After Dara Moskowitz Grumdahl defected for its direct competitor Mpls St. Paul Magazine, Minnesota Monthly put out a national call for food writers and critics to submit their work. They needn't have looked further than their own pages, where Rachel Hutton recently wrote a fascinating look at a day in the life of the Bachelor Farmer. News broke this weekend that she would be filling the top spot. We caught up with the former City Pages critic to ask her a few questions. 

Which restaurants are you most excited about right now? 

I'll name a category I'm excited about: the intimate, neighborhood, chef-driven "micro" restaurant. For example, Doug Flicker's Piccolo and Jon Hunt's Sparks, whose spaces were formerly inhabited by a small bakery and coffee shop, respectively, plus the forthcoming Don Saunders project in the former Kenwood Cafe. 

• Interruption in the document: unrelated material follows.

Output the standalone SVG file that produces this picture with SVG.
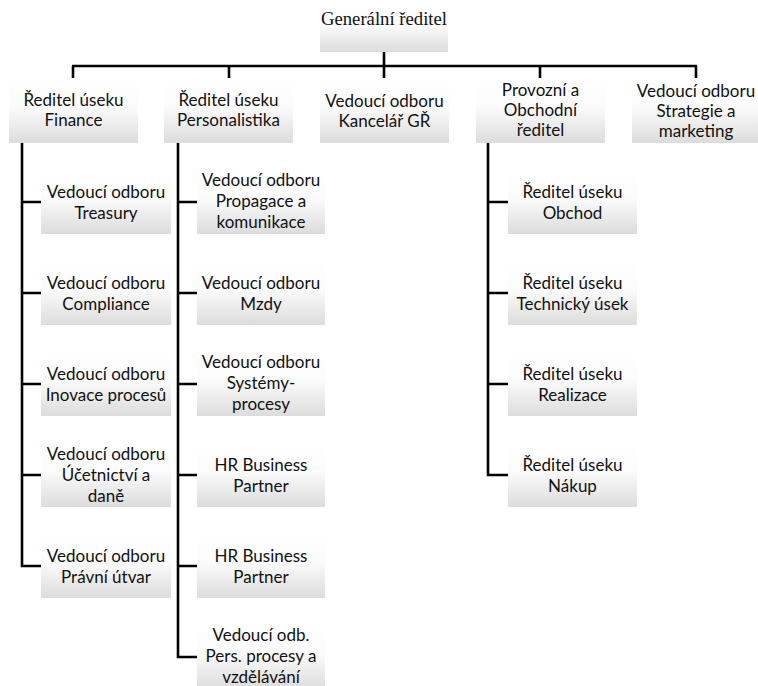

There's been some doubt cast on the industry of food writing, and the future of Minnesota Monthly. Dara left saying that the magazine is put out by "3 1/2 people."  How do you feel about the state of food writing in this city?
The publishing industry, as we know, has struggled to adapt its financial model to the digital age. But the recent changes have at least been good for those of us who like to read about food and restaurants. When I first started writing about the subject locally, there were only a handful of people on the beat, staffed by the magazines and newspapers. Now there are a lot more voices taking part in the discussion, and with greater frequency; i.e., we get to hear from James Norton via Heavy Table a lot more often than we did when he was writing for Minnesota Monthly and City Pages.  

Regarding the number of people working on Minnesota Monthly, I'd say a staff's size
matters less than its quality. If you follow Tim Gihring's work, you know that he consistently delivers world-class stories.

How will the food coverage at Minnesota Monthly change while you're at the helm?
In spite of the growth of blogs and social media, I think readers still look to magazines to cover food topics with depth and breadth. So expect to see restaurant reviews supplemented with features that offer a fuller understanding of the inner workings and impact of our state's remarkable dining and agricultural industries, such as the piece I wrote for MnMo a few months ago describing one (very long) day I spent at the Bachelor Farmer.